Better than European versions of US products..... have you ever eaten European Catsup? Yuck.

Posted by
4906 posts

but here is one of many many pages that comes up when you try comparing UHT and HTST methods, and like most pages it shows that UHT (European) is superior:

Avirose, UHT milk is not necessarily superior. Reread the chart. UHT is inferior in terms of taste and nutritional value.

The reason many French cheeses (e.g., Brie, Epoisses, Camembert) taste different in France than in the U.S. is because they are made with raw (unpasteurized) milk in France. When those same cheeses are exported to the U.S., they must be made with pasteurized milk. The U.S. requires cheeses that are aged less than 60 days to be made with pasteurized milk. Thus a Brie in France will always taste different than a Brie in the U.S.

Posted by
3997 posts

Noting the video saying American milk has preservatives added is completely false.

Posted by
2223 posts

I have to mention that a bonus of this thread for me has been that after so many years of listening to Sandi Toksvig when she was hosting The News Quiz, the clip shared above is the first time I've seen her!

Small comment on condiments -- I remember when Pret a Manger first tried opening stores in the USA and an interview with one of the upper management was talking about how they had to adjust the tuna salad sandwiches because 'the British like a wetter sandwich than the Americans' -- those trimmed triangles in the wasteful snap-lid containers looked neat but were almost runny by American tastes. The Pret people were betting that there was an un-exploited niche in NYC for people who didn't want to wait for their number to be called so they could order a customized sandwich from the deli counter, when many people are happy with a standard sandwich so long as it's reasonably fresh. Hence Pret's business model.

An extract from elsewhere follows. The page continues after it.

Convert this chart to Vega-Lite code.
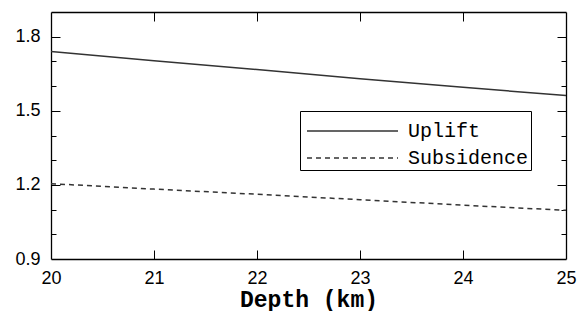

My take on that model: I really hate having to pick the pickle chips out of a pre-made sandwich so I'm happy to wait longer if it means I can get the sandwich I want, sans lingering pickle juice. Blechhh!

Back to the main topic: Opinel sells a lot of knives in the north American market and the packaging and stamping are adjusted appropriately, but the goods are still produced in the same factories as the knives sold in France. I can still imagine someone wanting to collect particular Opinel items that aren't available in stores in the USA. (I can also imagine a French collector wanting to get American market versions, too.)

Posted by
7377 posts

Oreos and Snickers taste the same in US and UK.

Guinness tastes best in Eire. Passable in the States if poured properly.

In London, Cafe Nero, Costa, Harris and Hoole coffee far better than Starbucks could ever hope to be.

Posted by
12602 posts

Avirosemail...if you like Sandy Toksvig, you should check out "QI," a British quiz show where the panelists are all celebs.

Every season is devoted to a different letter of the alphabet. Stephen Fry hosted the first half of the alphabet and then Sandy Toksvig took over.

Almost all episodes are on Youtube.

Posted by
402 posts

Better than European versions of US products..... have you ever eaten European Catsup? Yuck.

In La Rioja Kraft Heinz has a large plant. The Ketchup (for me catsup was what Del Monte made) is the same. What gets me is that in my supermarket, when they have a sale on "local products" all the Heinz products are on sale.